Concerns over a tighter labor market impacted by worker shortages is the most commonly cited driver influencing changes in 2023, cited by nearly two-thirds (61 percent) of respondents expecting changes in their salary budgets, followed closely by inflationary pressures (60 percent). Other factors prompting changes to salary budgets include concerns regarding employee expectations (24 percent), anticipated recession or weaker financial results (23 percent) and cost management (20 percent).

“While we are seeing lower salary increases forecasted for next year, they’re still well above the ones we’ve seen for the past 10 years. This shows that companies are striving to stay competitive in an everchanging work climate,” said Hatti Johansson. “Those companies that have a clear compensation strategy as well as a pulse on the factors affecting it will be more successful attracting and retaining employees while keeping pace with an evolving environment in which yesterday’s certainties no longer apply.”

According to the survey, more than half (51 percent) of organizations this year reported having difficulty with attraction or retention, compared with 57 percent last year. Respondents are expecting labor market pressures to ease, with only 35 percent expecting difficulties in 2024.

In response to these ongoing pressures, organizations are taking action to attract and retain talent. Half (50 percent) of respondents have reviewed compensation of specific employee groups, and 28 percent are planning or considering doing so. Additionally, 44 percent are hiring people higher in relevant salary ranges, raising starting salary ranges (43 percent), reviewing compensation of all employees (42 percent) and enhancing use of retention bonuses or spot awards (40 percent).

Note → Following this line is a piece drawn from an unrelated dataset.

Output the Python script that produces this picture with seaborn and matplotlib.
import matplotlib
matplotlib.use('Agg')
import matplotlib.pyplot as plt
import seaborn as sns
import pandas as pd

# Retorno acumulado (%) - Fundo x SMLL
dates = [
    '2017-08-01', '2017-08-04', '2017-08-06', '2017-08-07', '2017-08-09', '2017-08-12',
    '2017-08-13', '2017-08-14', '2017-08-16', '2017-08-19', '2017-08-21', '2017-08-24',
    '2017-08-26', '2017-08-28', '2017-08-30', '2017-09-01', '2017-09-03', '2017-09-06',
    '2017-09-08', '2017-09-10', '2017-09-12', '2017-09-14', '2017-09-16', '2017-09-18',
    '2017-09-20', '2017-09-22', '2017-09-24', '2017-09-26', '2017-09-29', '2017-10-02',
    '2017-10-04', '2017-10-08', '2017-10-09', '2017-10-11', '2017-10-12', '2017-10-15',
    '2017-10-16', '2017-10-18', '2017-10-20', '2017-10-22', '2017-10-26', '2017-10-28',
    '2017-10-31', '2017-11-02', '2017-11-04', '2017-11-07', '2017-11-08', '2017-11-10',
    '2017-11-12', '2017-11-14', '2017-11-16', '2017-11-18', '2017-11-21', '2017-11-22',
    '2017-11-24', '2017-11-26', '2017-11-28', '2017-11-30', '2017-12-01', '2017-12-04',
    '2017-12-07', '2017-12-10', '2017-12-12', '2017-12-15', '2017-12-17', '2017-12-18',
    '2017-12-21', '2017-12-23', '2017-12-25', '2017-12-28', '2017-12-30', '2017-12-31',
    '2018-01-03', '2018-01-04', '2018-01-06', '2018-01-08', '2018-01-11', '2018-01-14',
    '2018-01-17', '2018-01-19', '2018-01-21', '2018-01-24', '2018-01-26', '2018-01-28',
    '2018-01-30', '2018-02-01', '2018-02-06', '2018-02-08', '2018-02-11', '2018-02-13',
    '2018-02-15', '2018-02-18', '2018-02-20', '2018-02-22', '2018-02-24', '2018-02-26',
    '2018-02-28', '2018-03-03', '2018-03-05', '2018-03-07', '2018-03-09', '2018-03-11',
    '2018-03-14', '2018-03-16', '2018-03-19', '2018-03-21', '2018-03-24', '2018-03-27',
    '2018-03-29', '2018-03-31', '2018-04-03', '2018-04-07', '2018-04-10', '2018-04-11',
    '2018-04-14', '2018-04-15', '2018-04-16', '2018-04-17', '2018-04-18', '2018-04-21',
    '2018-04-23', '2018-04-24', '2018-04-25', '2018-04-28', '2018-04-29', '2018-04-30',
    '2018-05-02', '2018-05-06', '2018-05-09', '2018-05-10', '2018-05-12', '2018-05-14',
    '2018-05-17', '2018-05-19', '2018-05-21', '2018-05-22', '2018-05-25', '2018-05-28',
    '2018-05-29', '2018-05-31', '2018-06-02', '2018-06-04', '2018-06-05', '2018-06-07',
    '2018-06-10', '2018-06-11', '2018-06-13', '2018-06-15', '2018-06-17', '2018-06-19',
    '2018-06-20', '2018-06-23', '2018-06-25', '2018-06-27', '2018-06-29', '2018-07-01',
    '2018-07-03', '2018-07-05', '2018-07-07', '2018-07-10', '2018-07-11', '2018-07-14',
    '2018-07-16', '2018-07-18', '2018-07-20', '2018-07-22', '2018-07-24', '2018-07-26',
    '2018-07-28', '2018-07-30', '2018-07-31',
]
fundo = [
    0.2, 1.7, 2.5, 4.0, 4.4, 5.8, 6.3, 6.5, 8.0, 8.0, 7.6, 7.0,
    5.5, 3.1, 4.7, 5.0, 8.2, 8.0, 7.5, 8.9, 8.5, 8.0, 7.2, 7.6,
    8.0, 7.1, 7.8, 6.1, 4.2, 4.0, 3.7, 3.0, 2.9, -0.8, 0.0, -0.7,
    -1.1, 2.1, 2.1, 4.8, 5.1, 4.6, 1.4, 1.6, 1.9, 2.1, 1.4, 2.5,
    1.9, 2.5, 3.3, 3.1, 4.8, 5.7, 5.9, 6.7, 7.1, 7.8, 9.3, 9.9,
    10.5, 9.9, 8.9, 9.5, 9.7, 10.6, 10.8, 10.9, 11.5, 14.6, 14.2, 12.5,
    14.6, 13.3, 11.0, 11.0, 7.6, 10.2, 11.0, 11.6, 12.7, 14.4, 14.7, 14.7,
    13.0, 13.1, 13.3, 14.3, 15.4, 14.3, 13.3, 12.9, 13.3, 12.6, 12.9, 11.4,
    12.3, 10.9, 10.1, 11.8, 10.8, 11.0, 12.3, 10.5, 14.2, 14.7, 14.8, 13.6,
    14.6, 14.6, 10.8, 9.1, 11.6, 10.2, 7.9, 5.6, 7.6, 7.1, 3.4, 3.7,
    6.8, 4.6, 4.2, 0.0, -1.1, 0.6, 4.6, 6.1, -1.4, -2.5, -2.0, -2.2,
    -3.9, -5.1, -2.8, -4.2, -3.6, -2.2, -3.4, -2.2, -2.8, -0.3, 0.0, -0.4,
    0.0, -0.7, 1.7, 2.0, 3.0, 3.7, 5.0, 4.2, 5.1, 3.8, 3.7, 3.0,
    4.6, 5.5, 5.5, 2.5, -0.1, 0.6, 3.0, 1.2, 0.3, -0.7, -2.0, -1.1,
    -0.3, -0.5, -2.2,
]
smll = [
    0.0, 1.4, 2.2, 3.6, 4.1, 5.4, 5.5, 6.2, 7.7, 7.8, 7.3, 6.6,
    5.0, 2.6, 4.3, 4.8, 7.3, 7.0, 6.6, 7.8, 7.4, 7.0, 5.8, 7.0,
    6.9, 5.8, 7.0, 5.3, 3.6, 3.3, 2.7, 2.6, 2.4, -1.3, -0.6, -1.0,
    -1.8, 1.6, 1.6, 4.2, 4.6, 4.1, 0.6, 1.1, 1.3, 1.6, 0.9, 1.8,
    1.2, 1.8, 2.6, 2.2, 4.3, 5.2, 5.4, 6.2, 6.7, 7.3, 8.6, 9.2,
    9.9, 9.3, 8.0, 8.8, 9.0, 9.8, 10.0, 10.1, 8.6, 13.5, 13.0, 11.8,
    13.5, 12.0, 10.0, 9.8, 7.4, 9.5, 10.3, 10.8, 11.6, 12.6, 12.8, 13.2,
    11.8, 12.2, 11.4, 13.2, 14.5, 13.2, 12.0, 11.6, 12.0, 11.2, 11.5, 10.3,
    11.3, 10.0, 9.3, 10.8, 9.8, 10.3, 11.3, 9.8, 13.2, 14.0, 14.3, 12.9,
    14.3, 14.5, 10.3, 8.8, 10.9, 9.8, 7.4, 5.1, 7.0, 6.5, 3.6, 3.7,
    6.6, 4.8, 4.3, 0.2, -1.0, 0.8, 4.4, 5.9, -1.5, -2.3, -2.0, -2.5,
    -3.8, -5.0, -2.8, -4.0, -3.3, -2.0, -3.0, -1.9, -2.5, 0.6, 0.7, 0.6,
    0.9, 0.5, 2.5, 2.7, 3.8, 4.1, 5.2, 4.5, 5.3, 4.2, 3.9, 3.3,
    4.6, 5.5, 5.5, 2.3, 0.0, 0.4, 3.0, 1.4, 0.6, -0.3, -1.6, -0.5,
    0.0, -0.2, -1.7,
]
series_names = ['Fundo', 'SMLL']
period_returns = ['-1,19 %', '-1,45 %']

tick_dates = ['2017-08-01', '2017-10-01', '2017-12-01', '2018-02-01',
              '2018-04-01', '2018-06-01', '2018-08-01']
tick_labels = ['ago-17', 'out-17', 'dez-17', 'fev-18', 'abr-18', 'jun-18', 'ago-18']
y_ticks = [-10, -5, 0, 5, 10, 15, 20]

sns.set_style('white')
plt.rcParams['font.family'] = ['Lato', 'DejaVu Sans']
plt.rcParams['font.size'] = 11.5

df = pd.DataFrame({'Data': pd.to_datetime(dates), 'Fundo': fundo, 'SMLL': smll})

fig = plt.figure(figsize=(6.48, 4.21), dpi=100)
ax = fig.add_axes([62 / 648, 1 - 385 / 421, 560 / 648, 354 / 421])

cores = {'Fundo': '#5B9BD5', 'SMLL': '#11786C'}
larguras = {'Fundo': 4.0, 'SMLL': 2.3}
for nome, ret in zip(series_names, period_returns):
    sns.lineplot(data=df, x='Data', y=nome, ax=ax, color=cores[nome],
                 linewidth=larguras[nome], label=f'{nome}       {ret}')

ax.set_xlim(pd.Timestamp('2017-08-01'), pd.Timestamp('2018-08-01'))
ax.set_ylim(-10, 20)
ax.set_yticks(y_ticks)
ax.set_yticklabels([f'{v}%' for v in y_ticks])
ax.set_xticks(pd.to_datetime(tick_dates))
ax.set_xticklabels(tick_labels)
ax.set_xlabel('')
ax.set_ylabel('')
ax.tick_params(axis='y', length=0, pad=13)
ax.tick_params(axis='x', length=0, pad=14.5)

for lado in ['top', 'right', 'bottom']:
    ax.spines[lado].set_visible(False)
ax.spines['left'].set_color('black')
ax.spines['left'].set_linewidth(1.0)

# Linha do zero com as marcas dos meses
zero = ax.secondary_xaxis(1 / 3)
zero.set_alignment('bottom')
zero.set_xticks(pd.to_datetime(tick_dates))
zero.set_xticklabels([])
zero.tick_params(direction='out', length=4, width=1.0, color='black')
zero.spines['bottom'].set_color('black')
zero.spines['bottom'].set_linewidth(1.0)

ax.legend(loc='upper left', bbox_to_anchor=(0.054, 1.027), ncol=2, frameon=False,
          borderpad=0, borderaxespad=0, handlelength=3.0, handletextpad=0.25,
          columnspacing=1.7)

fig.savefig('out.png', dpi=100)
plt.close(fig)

Non-monetary actions to attract and retain talent are in motion as well. More than half (59 percent) of respondents have broadened their emphasis on diversity, equity and inclusion, and 25 percent are planning or considering doing so. Nearly as many (58 percent) have increased workplace flexibility. While 46 percent of respondents have taken action to improve their employees’ experience, 41 percent are planning or considering doing so. Other measures taken include changing health and wellness benefits (36 percent), modifying reward elements of compensation programs (33 percent) and increasing training opportunities (26 percent). Almost half (43 percent) reported funding the increase in total compensation spend through total rewards optimization (up from 21 percent in 2022).

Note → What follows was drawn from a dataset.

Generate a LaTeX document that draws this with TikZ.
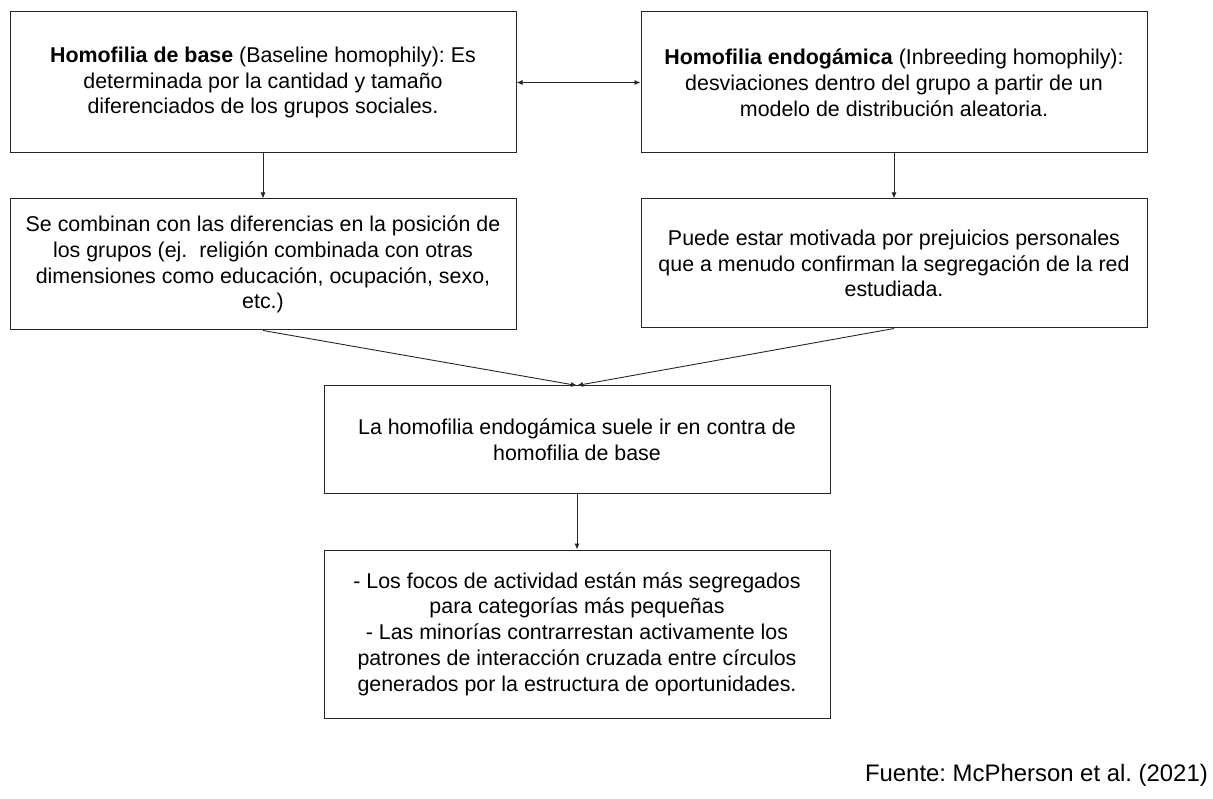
\documentclass[tikz,border=0pt]{standalone}
\usepackage{fontspec}
\setmainfont{Liberation Sans}
\frenchspacing
\usetikzlibrary{arrows.meta}
\begin{document}
\begin{tikzpicture}[x=1pt,y=-1pt,
  box/.style={draw=black!85, line width=1pt, minimum width=506pt, align=center, inner sep=0pt,
    font=\fontsize{21.4}{25.8}\selectfont},
  conn/.style={draw=black!85, line width=0.9pt, -{Latex[length=6pt,width=5pt]}},
  dconn/.style={draw=black!85, line width=0.9pt, {Latex[length=6pt,width=5pt]}-{Latex[length=6pt,width=5pt]}}]
\useasboundingbox (0,0) rectangle (1213,799);
\node[box, minimum height=141pt] (A) at (263,82.5) {\textbf{Homofilia de base} (Baseline homophily): Es\\determinada por la cantidad y tamaño\\diferenciados de los grupos sociales.};
\node[box, minimum height=141pt] (B) at (894,82.5) {\textbf{Homofilia endogámica} (Inbreeding homophily):\\desviaciones dentro del grupo a partir de un\\modelo de distribución aleatoria.};
\node[box, minimum height=131pt] (C) at (263,264.5) {Se combinan con las diferencias en la posición de\\los grupos (ej.\ \ religión combinada con otras\\dimensiones como educación, ocupación, sexo,\\etc.)};
\node[box, minimum height=129pt] (D) at (894,263.5) {Puede estar motivada por prejuicios personales\\que a menudo confirman la segregación de la red\\estudiada.};
\node[box, minimum height=107pt] (E) at (577,439.5) {La homofilia endogámica suele ir en contra de\\homofilia de base};
\node[box, minimum height=168pt] (F) at (577,634) {- Los focos de actividad están más segregados\\para categorías más pequeñas\\- Las minorías contrarrestan activamente los\\patrones de interacción cruzada entre círculos\\generados por la estructura de oportunidades.};
\node[anchor=east, inner sep=0pt, font=\fontsize{23.9}{28}\selectfont] (src) at (1208,775) {Fuente: McPherson et al. (2021)};
\draw[dconn] (A.east) -- (B.west);
\draw[conn] (A.south) -- (C.north);
\draw[conn] (B.south) -- (D.north);
\draw[conn] (C.south) -- (E.north);
\draw[conn] (D.south) -- (E.north);
\draw[conn] (E.south) -- (F.north);
\end{tikzpicture}
\end{document}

“It takes more than compensation to attract and keep great talent, and the past few years have pressed companies to be more resourceful,” said Lesli Jennings, North America leader, Work, Rewards & Careers, WTW. “As workforces become more diverse, demanding and dynamic, the key is understanding their specific needs and preferences while providing the desired employee experience and career opportunities within the company.”

About the survey. The Salary Budget Planning Report is compiled by WTW’s Reward Data Intelligence practice. The survey was conducted in April to June 2023. Approximately 33,000 sets of responses were received from companies across 150 countries worldwide. In the U.S., 2,090 organizations responded.